Um projeto de resolução capaz de perceber a necessidade de “reestruturar as atuais Secretarias de Finanças e Planejamento por instâncias coletivas, obrigatoriamente compostas por, no mínimo, três membros, eleitos pelo respectivo diretório, respeitada a cota de gênero”, não pode adotar o procedimento oposto no caso das comissões de ética e fiscal.
Aritmética e álgebra
Frente a tudo isto, concluo que o problema é que nossos amigos da “Construindo um novo Brasil” preocupam-se com aritmética, quando o Partido defronta-se com problemas algébricos.
O PT teve duas maiorias até hoje. Uma, de 1983 a 1990: a "Articulação". Outra, de 1995 a 2005: o "campo majoritário". Ambas tinham maioria absoluta na direção e tinham uma estratégia clara.

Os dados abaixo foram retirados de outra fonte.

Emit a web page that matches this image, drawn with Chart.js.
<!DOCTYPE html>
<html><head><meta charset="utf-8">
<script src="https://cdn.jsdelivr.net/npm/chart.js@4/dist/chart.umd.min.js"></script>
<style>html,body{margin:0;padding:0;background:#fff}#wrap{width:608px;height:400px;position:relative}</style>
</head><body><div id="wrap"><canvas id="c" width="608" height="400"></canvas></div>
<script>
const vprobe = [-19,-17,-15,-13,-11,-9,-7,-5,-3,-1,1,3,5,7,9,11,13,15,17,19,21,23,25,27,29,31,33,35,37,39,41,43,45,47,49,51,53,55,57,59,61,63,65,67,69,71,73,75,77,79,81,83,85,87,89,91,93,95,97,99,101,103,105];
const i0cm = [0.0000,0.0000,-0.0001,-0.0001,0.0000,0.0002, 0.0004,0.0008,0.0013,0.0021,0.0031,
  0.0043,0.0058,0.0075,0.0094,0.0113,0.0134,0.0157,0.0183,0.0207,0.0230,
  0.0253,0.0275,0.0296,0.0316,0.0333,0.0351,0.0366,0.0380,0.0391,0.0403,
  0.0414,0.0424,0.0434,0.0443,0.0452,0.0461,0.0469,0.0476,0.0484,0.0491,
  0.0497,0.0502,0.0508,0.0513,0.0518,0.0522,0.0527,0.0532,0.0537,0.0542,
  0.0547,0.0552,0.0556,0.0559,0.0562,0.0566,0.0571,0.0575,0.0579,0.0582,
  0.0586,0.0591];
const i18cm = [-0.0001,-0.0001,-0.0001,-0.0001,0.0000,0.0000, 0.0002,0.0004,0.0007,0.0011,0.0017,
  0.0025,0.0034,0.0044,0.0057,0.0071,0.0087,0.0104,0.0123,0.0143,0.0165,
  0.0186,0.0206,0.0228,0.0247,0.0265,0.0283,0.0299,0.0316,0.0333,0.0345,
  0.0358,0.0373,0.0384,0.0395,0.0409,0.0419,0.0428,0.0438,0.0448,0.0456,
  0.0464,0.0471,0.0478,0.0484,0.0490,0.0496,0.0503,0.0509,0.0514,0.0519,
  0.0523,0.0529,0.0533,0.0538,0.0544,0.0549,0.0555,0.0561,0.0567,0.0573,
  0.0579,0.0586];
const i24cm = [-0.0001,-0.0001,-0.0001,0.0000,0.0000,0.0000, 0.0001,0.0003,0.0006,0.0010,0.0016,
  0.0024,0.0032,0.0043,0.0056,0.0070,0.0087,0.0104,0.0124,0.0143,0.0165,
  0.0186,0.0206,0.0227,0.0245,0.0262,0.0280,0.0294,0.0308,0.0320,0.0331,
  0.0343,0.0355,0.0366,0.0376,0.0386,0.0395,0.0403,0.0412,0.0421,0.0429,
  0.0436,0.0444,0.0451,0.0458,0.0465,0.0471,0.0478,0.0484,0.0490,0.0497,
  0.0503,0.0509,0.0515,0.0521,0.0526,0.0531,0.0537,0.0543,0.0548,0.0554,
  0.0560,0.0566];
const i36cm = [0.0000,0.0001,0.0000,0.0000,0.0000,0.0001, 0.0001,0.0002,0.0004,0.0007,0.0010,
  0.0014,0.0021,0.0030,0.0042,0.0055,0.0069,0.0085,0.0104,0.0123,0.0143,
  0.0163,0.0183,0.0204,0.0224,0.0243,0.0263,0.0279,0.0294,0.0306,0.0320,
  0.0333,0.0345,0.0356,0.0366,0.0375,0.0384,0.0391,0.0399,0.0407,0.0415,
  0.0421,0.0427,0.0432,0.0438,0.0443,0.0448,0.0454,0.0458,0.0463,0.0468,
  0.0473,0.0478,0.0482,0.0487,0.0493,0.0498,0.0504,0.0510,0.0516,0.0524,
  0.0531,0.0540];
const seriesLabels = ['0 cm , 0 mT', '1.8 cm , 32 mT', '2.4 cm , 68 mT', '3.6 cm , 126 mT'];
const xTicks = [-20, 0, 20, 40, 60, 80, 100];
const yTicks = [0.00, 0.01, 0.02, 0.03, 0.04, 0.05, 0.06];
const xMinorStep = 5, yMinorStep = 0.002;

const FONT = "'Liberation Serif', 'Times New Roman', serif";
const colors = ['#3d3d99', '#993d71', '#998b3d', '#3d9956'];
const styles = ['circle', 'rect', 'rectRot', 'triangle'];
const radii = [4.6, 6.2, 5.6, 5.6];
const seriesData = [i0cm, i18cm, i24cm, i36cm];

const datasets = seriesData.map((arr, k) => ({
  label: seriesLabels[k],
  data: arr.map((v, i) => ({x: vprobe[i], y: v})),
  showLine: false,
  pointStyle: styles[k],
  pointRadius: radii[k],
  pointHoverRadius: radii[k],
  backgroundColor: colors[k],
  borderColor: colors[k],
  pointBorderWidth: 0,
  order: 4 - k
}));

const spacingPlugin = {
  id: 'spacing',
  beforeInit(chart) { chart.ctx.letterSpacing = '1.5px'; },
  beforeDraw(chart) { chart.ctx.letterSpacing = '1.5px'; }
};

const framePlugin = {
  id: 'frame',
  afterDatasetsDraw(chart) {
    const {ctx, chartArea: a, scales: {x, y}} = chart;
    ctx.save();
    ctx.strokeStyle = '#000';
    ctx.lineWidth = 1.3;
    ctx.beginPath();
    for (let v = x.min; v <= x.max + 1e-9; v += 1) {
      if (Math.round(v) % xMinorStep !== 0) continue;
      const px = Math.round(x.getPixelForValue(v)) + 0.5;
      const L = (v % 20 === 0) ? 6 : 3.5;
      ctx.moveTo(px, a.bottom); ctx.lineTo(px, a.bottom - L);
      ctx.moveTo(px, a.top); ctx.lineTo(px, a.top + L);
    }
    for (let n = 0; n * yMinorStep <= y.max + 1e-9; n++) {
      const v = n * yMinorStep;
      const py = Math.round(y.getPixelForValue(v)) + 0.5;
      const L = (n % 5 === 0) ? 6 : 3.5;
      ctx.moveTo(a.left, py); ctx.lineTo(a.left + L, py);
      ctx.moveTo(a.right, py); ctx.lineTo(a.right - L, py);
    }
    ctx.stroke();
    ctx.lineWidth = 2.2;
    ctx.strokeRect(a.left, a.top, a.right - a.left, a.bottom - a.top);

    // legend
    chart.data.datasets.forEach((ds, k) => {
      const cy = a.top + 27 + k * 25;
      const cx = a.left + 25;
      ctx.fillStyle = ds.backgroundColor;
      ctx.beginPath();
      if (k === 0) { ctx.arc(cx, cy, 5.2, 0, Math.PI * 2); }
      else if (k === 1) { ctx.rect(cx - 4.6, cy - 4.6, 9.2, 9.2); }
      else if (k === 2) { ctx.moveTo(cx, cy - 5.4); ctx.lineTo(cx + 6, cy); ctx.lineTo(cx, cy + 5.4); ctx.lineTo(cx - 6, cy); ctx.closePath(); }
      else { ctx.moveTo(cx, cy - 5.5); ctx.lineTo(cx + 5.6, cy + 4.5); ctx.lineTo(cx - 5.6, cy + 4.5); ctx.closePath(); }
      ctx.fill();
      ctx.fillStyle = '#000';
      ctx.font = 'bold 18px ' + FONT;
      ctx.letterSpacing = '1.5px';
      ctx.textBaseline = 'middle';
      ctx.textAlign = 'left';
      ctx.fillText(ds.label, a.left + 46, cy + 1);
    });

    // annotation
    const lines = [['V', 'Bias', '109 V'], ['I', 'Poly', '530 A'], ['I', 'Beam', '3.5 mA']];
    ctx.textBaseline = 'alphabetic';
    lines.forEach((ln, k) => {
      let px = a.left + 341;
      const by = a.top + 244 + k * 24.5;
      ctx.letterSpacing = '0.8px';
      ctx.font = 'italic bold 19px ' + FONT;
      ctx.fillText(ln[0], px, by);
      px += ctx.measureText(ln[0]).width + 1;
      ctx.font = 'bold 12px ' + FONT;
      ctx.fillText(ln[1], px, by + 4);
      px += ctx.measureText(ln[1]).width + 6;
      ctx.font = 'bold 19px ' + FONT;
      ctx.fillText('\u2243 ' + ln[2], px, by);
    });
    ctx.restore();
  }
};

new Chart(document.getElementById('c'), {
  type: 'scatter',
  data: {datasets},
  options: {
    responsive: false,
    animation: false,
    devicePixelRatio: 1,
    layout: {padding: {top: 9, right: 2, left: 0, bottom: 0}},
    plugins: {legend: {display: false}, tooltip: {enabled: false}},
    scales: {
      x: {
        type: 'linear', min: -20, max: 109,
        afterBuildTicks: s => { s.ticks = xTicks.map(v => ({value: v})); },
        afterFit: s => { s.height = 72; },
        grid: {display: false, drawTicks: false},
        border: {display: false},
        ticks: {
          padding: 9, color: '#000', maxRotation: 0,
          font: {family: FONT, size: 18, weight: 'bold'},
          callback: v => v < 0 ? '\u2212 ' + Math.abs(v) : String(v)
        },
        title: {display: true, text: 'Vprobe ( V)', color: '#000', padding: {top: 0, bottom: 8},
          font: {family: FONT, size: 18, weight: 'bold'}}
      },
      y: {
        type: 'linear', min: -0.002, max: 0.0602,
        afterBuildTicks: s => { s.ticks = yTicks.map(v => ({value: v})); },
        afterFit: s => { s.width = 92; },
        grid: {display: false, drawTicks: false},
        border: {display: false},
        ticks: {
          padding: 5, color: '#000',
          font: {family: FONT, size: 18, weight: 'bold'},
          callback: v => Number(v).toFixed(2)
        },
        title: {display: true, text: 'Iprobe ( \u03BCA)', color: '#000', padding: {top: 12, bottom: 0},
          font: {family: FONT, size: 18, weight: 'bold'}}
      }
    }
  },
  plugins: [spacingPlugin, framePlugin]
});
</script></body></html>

A estratégia da "Articulação" estava expressa nas resoluções do V e do VI encontros nacionais. A estratégia do "Campo Majoritário" está traduzida principalmente nos programas de governo de Lula, em 1998 e 2002, bem como na “Carta aos Brasileiros”.
Em 2005 o "Campo Majoritário" perdeu sua maioria absoluta. Isto é um problema deles. O problema do Partido é que a estratégia por eles defendida esteve por detrás da vitória
de 2002, mas também esteve por detrás das dificuldades do primeiro mandato Lula, da crise de 2005, da quase destruição do governo e do PT. E essa estratégia, embora esgotada, não foi substituída por outra.
Esse duplo esgotamento (da maioria e da política da maioria) abriu um período de transição na vida do PT. Vivemos, hoje, um período semelhante ao período entre 1990 e 1995, em que o PT não tinha nem maioria clara, nem estratégia clara.
Esta transição vai até 2010. Ali se encerrará um período na história do PT. Não se trata apenas do resultado das eleições presidenciais. Trata-se de saber se o PT continuará a ser ou não o pólo aglutinador do campo democrático-popular no Brasil, papel que ocupamos desde 1989, pelo menos. Trata-se de saber, ainda, se o campo democrático-popular continuará polarizando ou não a luta política no país, lembrando que durante os primeiros 100 anos da vida republicana do Brasil (1889-1989), a esquerda nunca ou quase nunca ocupou este papel. Trata-se, finalmente, de saber se o governo Lula foi um breve hiato ou se abriu mesmo um novo período na história do Brasil.
O desafio posto para todas as tendências do PT é ajudar a construir, na luta política e social, uma nova estratégia, que nos capacite a continuar polarizando a luta de classes no país. Fizemos isso, do final dos anos 80 até agora. Acontece que esta polarização se traduzia, na prática, na candidatura presidencial de Lula, ao redor da qual se reuniam todas as forças políticas do chamado campo democrático-popular.
Lula não será candidato a presidente em 2010. Logo, este "fator catalizador" intermediário não existe mais. Este problema pode ser superado, através das seguintes variantes, isoladas ou combinadas: a) se Lula chamar para si a tarefa de organizar a sucessão e se fizer isso em favor de uma candidatura petista; b) se algum pré-candidato petista tiver programa, força e audácia suficientes para "sair na frente", agregando ao seu redor os apoios necessários para ir ao segundo turno em 2010; c) se a direção partidária, no sentido amplo desta palavra, conseguir apresentar ao conjunto do Partido e ao conjunto de nossa base social e eleitoral, inclusive aos nossos aliados, uma perspectiva programática e estratégia que seja agregadora.
Esta terceira variante passa pelo 3º Congresso do PT, passa pela futura eleição da próxima direção, passa pela capacidade política de cada uma das tendências do Partido. Acontece que a maior dessas tendências --refiro-me aos signatários da tese "Construindo um novo Brasil"-- não estão conseguindo dar conta do recado. Alguns dentre eles parecem mais preocupados em tentar recuperar a maioria (a aritmética), do que em construir uma nova estratégia (a álgebra).
Eles certamente perceberam que é preciso uma nova estratégia. Por isto defendem com ênfase o socialismo, coisa que não faziam antes. Por isso falam em convocação de uma Constituinte, o que vai na contra-mão da antiga política de centro-esquerda. Falam em candidatura petista em 2010, o que em certa medida contradiz sua antiga política de alianças. Mas não conseguiram propor, até agora pelo menos, uma nova estratégia.
Novamente, este é um problema deles. Mas passa a ser um problema do Partido se eles utilizam sua maioria, relativa ou absoluta, para cristalizar posições e blocar debates. Esperamos, sinceramente, que esta atitude não prevaleça, para o bem do Partido.